Awal Mula Sang Preman Sakti
Budi bukanlah preman biasa. Berasal dari keluarga terpandang, ia menolak jalan hidup yang sudah disiapkan untuknya. Saat mondok di Jawa Timur, ia tak tertarik pada kitab-kitab suci. Sebaliknya, jiwanya yang nekat dan penuh ambisi membawanya mencari ilmu kanuragan—ilmu supranatural yang dipercaya bisa memberikan kekuatan luar biasa.
Pencariannya mempertemukannya kembali dengan Nasim, sahabat lamanya. Setelah nyaris terlibat bentrok dengan preman sakti yang memiliki ajian Rawa Rontek, Budi membulatkan tekad: ia harus menemukan Eyang Wijaya, guru ilmu Pancasona di Demak.
Mencari Ilmu Pancasona
Pancasona bukanlah ilmu sembarangan. Namanya sendiri berasal dari bahasa Jawa: Panca (lima) dan Sona (rupa). Konon, ajian ini memungkinkan penggunanya membelah diri menjadi lima wujud fisik yang semuanya nyata.
Eyang Wijaya mengungkapkan, hanya satu orang yang pernah mencapai level tertinggi, yaitu Eyang Joyo Digdo, leluhur ilmu ini.
Budi dan Nasim menjalani ritual berat selama 21 hari, termasuk puasa tanpa makanan yang tersentuh api dan hanya minum air embun. Namun, hanya Budi yang berhasil menguasai sebagian ilmunya.
Ia mampu membelah diri menjadi dua, dengan gerakan dan pikiran yang identik. Di saat itu, Nasim sudah melihat firasat buruk dari tatapan mata Budi—ilmu ini akan digunakan untuk hal yang salah.
Kekuasaan dan Kehancuran
Dengan kekuatan barunya, Budi berubah total. Ia membangun jaringan preman yang menakutkan, menguasai wilayah-wilayah penting dari Cilacap hingga Jakarta. Ia dikenal brutal dan tak segan menyakiti siapa pun, bahkan anak buahnya sendiri.
Budi bahkan menggunakan Pancasona untuk hal yang tak terbayangkan: ia membuat satu kloningan dirinya dipenjara di Nusa Kambangan karena kasus berat, sementara dirinya yang asli tetap bebas beraktivitas di luar.
Namun, setiap kekuatan besar pasti memiliki kelemahan. Anto, sahabat sekaligus anak buah Budi yang paling setia, mulai muak melihat kelakuan sahabatnya yang berubah menjadi tiran. Melalui petunjuk spiritual dan puasa, Anto menemukan celah dalam ilmu Pancasona: senjata yang selalu dibawa oleh Budi asli.

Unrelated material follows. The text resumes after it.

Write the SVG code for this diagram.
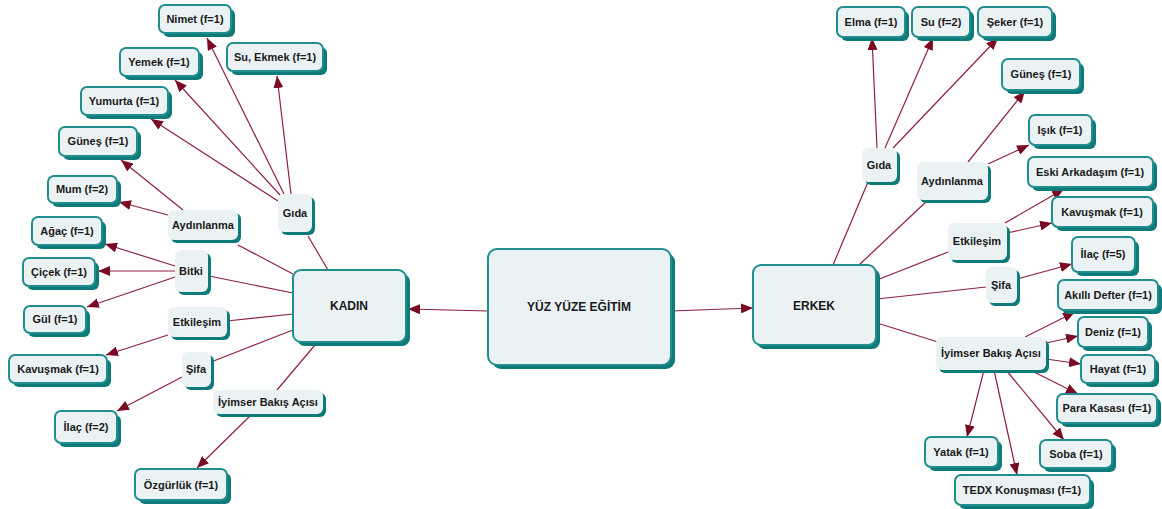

Dalam sebuah rencana yang berani, Anto menunggu Budi mabuk. Saat Budi tak berdaya, Anto berhasil merebut senjata itu dan menusukkannya ke tubuh Budi sebanyak tujuh kali. Ajaibnya, ilmu Pancasona yang membuat Budi kebal dari serangan lain tak bisa menyelamatkannya dari senjatanya sendiri. Budi tewas di tempat.

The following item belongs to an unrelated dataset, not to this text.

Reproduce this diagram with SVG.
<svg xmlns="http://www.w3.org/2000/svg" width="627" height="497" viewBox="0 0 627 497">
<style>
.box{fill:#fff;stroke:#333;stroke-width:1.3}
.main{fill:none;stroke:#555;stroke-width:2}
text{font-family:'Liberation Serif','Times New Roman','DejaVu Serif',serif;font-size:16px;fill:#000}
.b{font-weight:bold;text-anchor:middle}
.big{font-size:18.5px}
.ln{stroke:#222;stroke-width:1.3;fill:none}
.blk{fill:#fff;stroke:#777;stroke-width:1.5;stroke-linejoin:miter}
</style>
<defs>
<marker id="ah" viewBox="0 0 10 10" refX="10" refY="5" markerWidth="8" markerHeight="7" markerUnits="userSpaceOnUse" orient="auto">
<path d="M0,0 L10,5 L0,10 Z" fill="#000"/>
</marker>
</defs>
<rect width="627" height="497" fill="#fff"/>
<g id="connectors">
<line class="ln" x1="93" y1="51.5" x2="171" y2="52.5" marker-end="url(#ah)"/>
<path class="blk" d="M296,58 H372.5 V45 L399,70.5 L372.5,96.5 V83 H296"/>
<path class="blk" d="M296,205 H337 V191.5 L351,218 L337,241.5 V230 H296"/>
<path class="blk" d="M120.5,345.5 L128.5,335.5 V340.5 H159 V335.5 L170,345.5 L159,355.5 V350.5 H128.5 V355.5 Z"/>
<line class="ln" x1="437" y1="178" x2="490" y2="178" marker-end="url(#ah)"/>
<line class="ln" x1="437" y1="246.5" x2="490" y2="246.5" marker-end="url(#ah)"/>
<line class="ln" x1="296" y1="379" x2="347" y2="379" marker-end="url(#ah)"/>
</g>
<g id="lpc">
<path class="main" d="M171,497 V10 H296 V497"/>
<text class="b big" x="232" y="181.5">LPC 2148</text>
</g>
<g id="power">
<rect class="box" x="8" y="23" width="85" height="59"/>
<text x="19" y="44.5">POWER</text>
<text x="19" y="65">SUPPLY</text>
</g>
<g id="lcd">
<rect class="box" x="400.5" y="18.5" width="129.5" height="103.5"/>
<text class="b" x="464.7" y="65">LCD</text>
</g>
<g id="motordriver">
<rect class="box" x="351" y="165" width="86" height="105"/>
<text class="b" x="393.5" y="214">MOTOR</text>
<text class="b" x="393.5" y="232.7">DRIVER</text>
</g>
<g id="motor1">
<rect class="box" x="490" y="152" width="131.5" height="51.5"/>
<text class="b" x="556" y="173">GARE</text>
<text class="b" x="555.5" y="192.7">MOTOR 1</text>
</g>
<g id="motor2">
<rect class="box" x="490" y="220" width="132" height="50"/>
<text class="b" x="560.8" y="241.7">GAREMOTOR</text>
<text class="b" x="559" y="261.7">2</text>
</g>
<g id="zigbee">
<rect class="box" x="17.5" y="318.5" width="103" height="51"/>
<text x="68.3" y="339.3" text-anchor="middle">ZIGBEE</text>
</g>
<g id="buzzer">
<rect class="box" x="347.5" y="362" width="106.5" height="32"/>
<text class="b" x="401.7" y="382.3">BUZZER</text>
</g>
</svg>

Anto menyerahkan diri ke polisi, sementara kloningan Budi yang ada di Nusa Kambangan menghilang begitu saja, membuktikan bahwa ilmu Pancasona benar-benar ada.
Pelajaran dari Kegelapan
Kisah Budi menjadi pengingat yang menyakitkan: sehebat apa pun sebuah kekuatan, ia akan hancur jika jatuh ke tangan yang salah. Pancasona, Rawa Rontek, atau ajian apa pun hanyalah alat. Yang menentukan apakah alat itu akan menjadi berkah atau bencana adalah manusia yang membawanya.
Seperti kata Nasim, “Bukan ilmunya yang jelek, tapi manusianya yang belum mampu menjaganya.” Nasim sendiri kini memilih jalan damai, meninggalkan dunia ilmu kanuragan dan mencari ilmu sejati: keselamatan dunia dan akhirat.

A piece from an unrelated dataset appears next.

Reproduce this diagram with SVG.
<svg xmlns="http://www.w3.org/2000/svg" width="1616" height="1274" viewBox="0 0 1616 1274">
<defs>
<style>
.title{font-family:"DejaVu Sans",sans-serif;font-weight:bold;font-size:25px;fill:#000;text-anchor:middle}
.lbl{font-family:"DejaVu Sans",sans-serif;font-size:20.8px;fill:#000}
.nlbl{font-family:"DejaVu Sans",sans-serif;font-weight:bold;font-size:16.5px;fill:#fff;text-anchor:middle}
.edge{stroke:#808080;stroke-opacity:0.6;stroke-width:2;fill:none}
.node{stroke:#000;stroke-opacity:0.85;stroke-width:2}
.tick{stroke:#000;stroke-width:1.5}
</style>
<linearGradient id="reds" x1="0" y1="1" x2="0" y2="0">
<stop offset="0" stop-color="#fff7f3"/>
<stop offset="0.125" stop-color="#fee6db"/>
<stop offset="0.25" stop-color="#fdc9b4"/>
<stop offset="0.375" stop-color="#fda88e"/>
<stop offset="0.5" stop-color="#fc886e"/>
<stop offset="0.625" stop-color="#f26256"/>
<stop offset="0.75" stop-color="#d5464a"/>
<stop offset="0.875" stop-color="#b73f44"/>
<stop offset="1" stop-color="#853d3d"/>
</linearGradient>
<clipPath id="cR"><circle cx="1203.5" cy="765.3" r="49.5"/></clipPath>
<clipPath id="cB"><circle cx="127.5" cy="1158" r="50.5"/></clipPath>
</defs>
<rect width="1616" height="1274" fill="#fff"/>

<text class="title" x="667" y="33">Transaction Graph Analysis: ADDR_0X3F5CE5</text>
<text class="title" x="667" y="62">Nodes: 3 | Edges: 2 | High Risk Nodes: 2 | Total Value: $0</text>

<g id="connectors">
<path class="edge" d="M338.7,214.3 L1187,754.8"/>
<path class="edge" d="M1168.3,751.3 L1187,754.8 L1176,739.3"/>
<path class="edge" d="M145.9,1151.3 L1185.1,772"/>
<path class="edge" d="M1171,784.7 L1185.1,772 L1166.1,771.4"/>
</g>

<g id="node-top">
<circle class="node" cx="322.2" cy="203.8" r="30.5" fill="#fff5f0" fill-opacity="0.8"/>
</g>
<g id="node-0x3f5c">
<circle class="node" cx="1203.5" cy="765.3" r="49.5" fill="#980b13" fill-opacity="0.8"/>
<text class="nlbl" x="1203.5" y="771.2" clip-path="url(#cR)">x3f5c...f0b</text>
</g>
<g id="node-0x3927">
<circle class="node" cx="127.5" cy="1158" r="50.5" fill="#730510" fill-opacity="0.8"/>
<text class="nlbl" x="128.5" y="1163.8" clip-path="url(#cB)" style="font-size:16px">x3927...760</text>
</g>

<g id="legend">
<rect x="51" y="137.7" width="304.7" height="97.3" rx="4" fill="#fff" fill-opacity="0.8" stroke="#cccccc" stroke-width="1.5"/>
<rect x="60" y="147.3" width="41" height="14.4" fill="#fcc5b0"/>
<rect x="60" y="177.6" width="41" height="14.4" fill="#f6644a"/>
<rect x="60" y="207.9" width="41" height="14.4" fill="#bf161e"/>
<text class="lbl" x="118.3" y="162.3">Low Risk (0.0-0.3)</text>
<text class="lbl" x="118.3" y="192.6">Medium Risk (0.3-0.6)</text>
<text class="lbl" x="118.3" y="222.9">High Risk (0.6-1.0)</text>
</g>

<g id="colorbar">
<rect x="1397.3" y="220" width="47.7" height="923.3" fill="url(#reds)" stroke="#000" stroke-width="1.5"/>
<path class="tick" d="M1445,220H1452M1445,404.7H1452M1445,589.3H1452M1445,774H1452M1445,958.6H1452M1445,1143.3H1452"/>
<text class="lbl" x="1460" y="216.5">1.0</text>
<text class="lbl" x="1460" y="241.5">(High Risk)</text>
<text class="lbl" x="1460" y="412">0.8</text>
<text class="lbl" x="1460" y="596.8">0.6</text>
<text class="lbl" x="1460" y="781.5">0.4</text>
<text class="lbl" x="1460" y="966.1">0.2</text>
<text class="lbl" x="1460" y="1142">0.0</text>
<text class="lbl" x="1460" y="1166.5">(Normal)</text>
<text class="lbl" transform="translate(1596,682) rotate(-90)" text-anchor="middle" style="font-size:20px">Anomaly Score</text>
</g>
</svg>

Kisah Budi adalah bukti nyata bahwa setiap pilihan gelap akan selalu memiliki bayangan panjang. Kekuatan bukanlah akhir dari segalanya, tetapi ujian terberat yang bisa menentukan nasib seseorang.
Catatan redaksi :
Cerita ini disadur dari kisah nyata yang diunggah di kanal YouTube Malam Mencekam. Nama, lokasi, dan detail lain mungkin telah diubah untuk kepentingan narasi. Konten ini bertujuan sebagai hiburan dan tidak menganjurkan praktik spiritual yang dijelaskan di dalamnya.